= Mayfair Exponential Game System =

The Mayfair Exponential Game System or MEGS is a rules system developed for role-playing games. The name comes from what fans called the game system for DC Heroes, which was also later used for Underground (1993). It is noteworthy for its use of an exponential system for measuring nearly everything in the game. This system makes it possible to have both cosmically powered characters and ordinary human characters meaningfully interact within the same universe. For example, in DC Heroes, the first game to use MEGS, Superman's strength is several orders of magnitude more than Batman's. With the MEGS system, however, this large difference in strength is scaled down. So, while Superman would still have a clear advantage in a brawl, Batman is at least able to hold out for a while, mirroring how superhero combat often operates in comic books.

==History==
MEGS was originally developed for the company Mayfair Games for the modern superhero RPG DC Heroes. The system was heavily modified for Mayfair's cyberpunk war veteran RPG Underground. The original incarnation of Pulsar Games licensed MEGS from Mayfair Games and used it in their modern superhero RPG Blood of Heroes. Blood of Heroes is very similar to DC Heroes, mostly replacing the superheroes created by DC Comics with new ones for the Blood of Heroes universe.

==Mechanics==
All measurements in MEGS are done using a logarithmic scale. The units on this scale are called "Attribute Points" or "APs" in the superhero games and simply "Units" in Underground, with each unit on the scale represents exponentially increasing values for length, weight, time, etc. Because of the nature of logarithms and exponents, 0 APs/Units is a meaningful, positive value. Indeed, even negative APs/Units still represent positive values, though exponentially smaller, down to -100 APs, which is defined as absolute zero for all units.

In the superhero games, 1 AP corresponds to 8 seconds, 20 ft, 100 lb, 2 cuft, $50, or a typed page of information. A single increase of an AP roughly doubles the value, so 2 APs of weight is about 200 pounds, while 6 APs of weight is about 3200 pounds, or about 1.5 tons.

In Underground, 1 Unit corresponds to 5 seconds, 12 ft, 125 lb, 64 cuft, or a bit more than a paragraph of text. An increase of 3 Units represents a doubling of the related value, so 4 Units of weight is about 250 pounds, while 7 Units of weight is about 500 pounds.

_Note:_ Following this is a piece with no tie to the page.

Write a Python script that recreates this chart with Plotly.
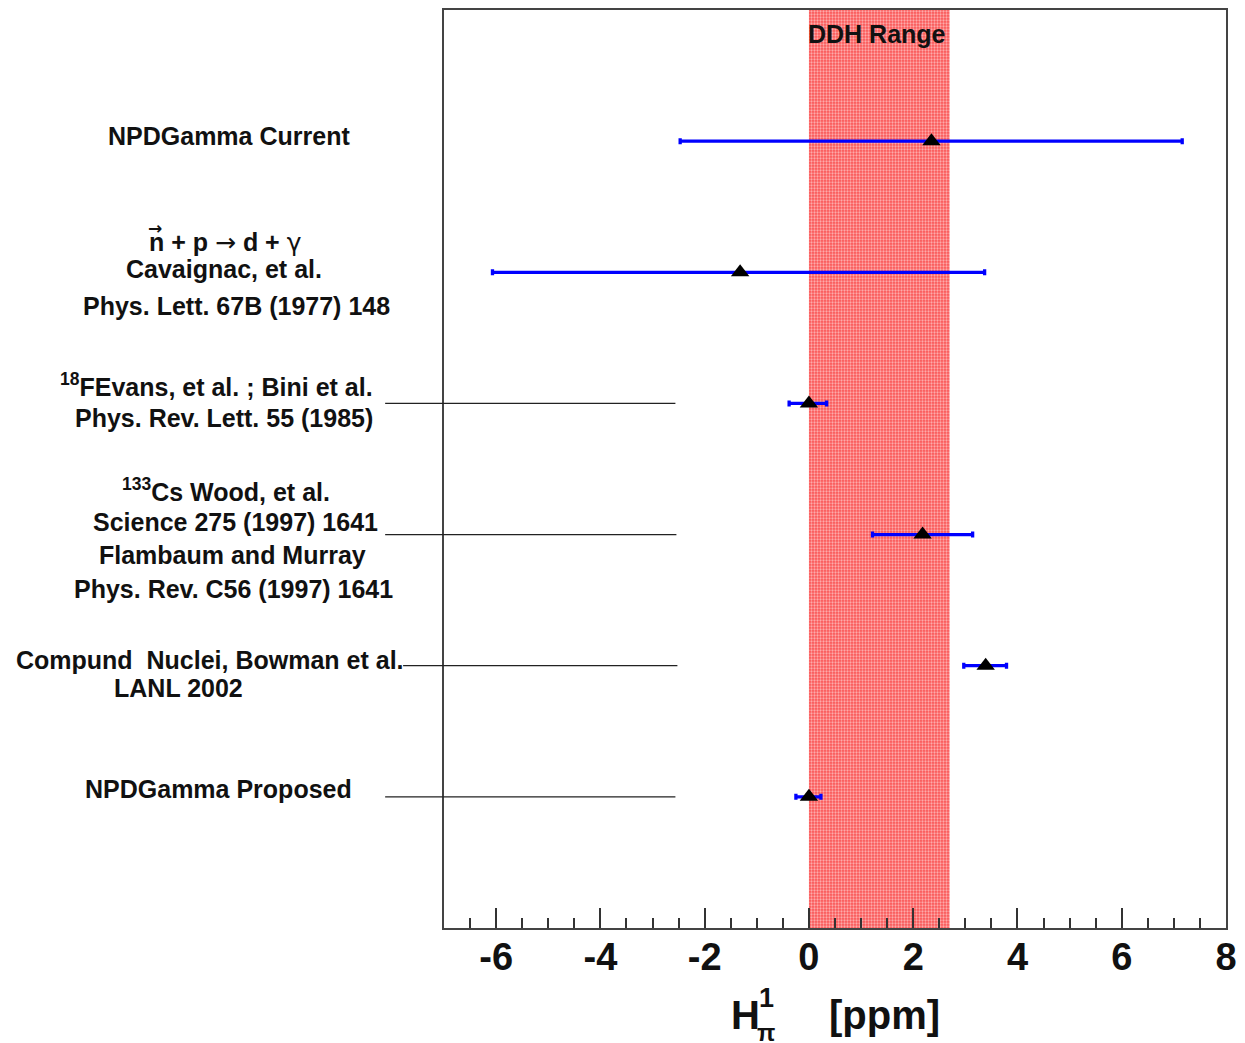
import plotly.graph_objects as go

# ---- data ----
rows = [6, 5, 4, 3, 2, 1]
experiments = ["NPDGamma Current", "Cavaignac", "18F", "133Cs", "Compound Nuclei", "NPDGamma Proposed"]
h_pi = [2.35, -1.32, 0.0, 2.18, 3.39, 0.0]
err_low = [-2.47, -6.07, -0.38, 1.22, 2.97, -0.25]
err_high = [7.16, 3.37, 0.34, 3.14, 3.79, 0.23]
ddh_low, ddh_high = 0.0, 2.7
x_range = [-7, 8]
y_range = [0, 7]
x_ticks = [-6, -4, -2, 0, 2, 4, 6, 8]
x_ticktext = [str(v) for v in x_ticks]
# rows that carry a guide line from the label to the plot
guide_rows = [4, 3, 2, 1]

plus = [h - c for h, c in zip(err_high, h_pi)]
minus = [c - l for c, l in zip(h_pi, err_low)]

W, H = 1245, 1043
ML, MR, MT, MB = 444, 17, 8, 115
PW, PH = W - ML - MR, H - MT - MB

def px(xp):
    return (xp - ML) / PW

def py(yp):
    return (H - MB - yp) / PH

FONT = "Liberation Sans"
NORMAL = "<span style='font-weight:normal;font-family:DejaVu Sans'>"

fig = go.Figure()

# DDH band
fig.add_trace(go.Scatter(
    x=[ddh_low, ddh_high, ddh_high, ddh_low, ddh_low],
    y=[y_range[0], y_range[0], y_range[1], y_range[1], y_range[0]],
    fill="toself", mode="none",
    fillpattern=dict(shape=".", fgcolor="white", bgcolor="rgb(250,85,85)", size=3, solidity=0.45),
    hoverinfo="skip", showlegend=False,
))

# measurements
fig.add_trace(go.Scatter(
    x=h_pi, y=rows, mode="markers",
    marker=dict(symbol="triangle-up", size=16, color="black"),
    error_x=dict(type="data", symmetric=False, array=plus, arrayminus=minus,
                 color="#0000ff", thickness=3.3, width=3),
    text=experiments, showlegend=False,
))

# guide lines
line_x0 = {4: px(385), 3: px(385), 2: px(403), 1: px(385)}
line_x1 = {4: px(676), 3: px(677), 2: px(678), 1: px(676)}
for r in guide_rows:
    fig.add_shape(type="line", xref="paper", yref="y", x0=line_x0[r], x1=line_x1[r],
                  y0=r, y1=r, line=dict(color="#222", width=1.3))

labels = [
    ("NPDGamma Current", 228, 134),
    ("n + p " + NORMAL + "\u2192</span> d + " + NORMAL + "\u03b3</span>", 225, 241),
    ("Cavaignac, et al.", 223, 268),
    ("Phys. Lett. 67B (1977) 148", 236, 305),
    ("<sup>18</sup>FEvans, et al. ; Bini et al.", 216, 384),
    ("Phys. Rev. Lett. 55 (1985)", 223, 417),
    ("<sup>133</sup>Cs Wood, et al.", 225, 489),
    ("Science 275 (1997) 1641", 235, 521),
    ("Flambaum and Murray", 232, 554),
    ("Phys. Rev. C56 (1997) 1641", 233, 588),
    ("Compund \u00a0Nuclei, Bowman et al.", 209, 659),
    ("LANL 2002", 178, 687),
    ("NPDGamma Proposed", 218, 789),
]
for t, x, y in labels:
    fig.add_annotation(text=t, xref="paper", yref="paper", x=px(x), y=py(y),
                       xanchor="center", yanchor="middle", showarrow=False,
                       font=dict(family=FONT, size=25, color="#111", weight="bold"))

# vector arrow above the n
fig.add_annotation(text="\u2192", xref="paper", yref="paper", x=px(154), y=py(226),
                   xanchor="center", yanchor="middle", showarrow=False,
                   font=dict(family="DejaVu Sans", size=17, color="#111", weight="bold"))

fig.add_annotation(text="DDH Range", xref="paper", yref="paper", x=px(878), y=py(32),
                   xanchor="center", yanchor="middle", showarrow=False,
                   font=dict(family=FONT, size=25, color="#111", weight="bold"))

# axis title pieces
fig.add_annotation(text="H", xref="paper", yref="paper", x=px(746), y=py(1015),
                   xanchor="center", yanchor="middle", showarrow=False,
                   font=dict(family=FONT, size=40, color="#111", weight="bold"))
fig.add_annotation(text="1", xref="paper", yref="paper", x=px(767), y=py(998),
                   xanchor="center", yanchor="middle", showarrow=False,
                   font=dict(family=FONT, size=27, color="#111", weight="bold"))
fig.add_annotation(text="\u03c0", xref="paper", yref="paper", x=px(767), y=py(1033),
                   xanchor="center", yanchor="middle", showarrow=False,
                   font=dict(family=FONT, size=24, color="#111", weight="bold"))
fig.add_annotation(text="[ppm]", xref="paper", yref="paper", x=px(886), y=py(1015),
                   xanchor="center", yanchor="middle", showarrow=False,
                   font=dict(family=FONT, size=40, color="#111", weight="bold"))

fig.update_layout(
    width=W, height=H,
    margin=dict(l=ML, r=MR, t=MT, b=MB),
    paper_bgcolor="white", plot_bgcolor="white",
    showlegend=False,
    xaxis=dict(range=x_range, tickvals=x_ticks, ticktext=x_ticktext, ticks="inside", ticklen=20,
               tickwidth=1.5, tickcolor="#333", showgrid=False, zeroline=False, showline=True,
               mirror=True, linecolor="#444", linewidth=2, ticklabelstandoff=-6,
               tickfont=dict(family=FONT, size=38, color="#111", weight="bold"),
               minor=dict(dtick=0.5, tick0=-7, ticks="inside", ticklen=10, tickwidth=1.5, tickcolor="#333"),
               fixedrange=True),
    yaxis=dict(range=y_range, showticklabels=False, ticks="", showgrid=False, zeroline=False,
               showline=True, mirror=True, linecolor="#444", linewidth=2, fixedrange=True),
)

fig.write_html("out.html", config={"displayModeBar": False},
               post_script="document.body.style.margin='0';document.body.style.overflow='hidden';")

Multiplication and division of raw values are simplified to addition and subtraction on a logarithmic scale, so the MEGS scale functions essentially the same way that slide rules do. For example, raw distance travelled is normally calculated by multiplying raw speed by raw time. In MEGS, speed and time in APs/Units are simply added together to yield the distance travelled in APs/Units. So a car traveling at a speed of 5 APs (about 55 MPH) for 9 APs of time (about 34 minutes) will travel 5+9=14 APs of distance (about 31 miles). The results of other important game events can be determined in similar ways, such as calculating the distance an object can be thrown (the PC's strength score minus the weight of the object).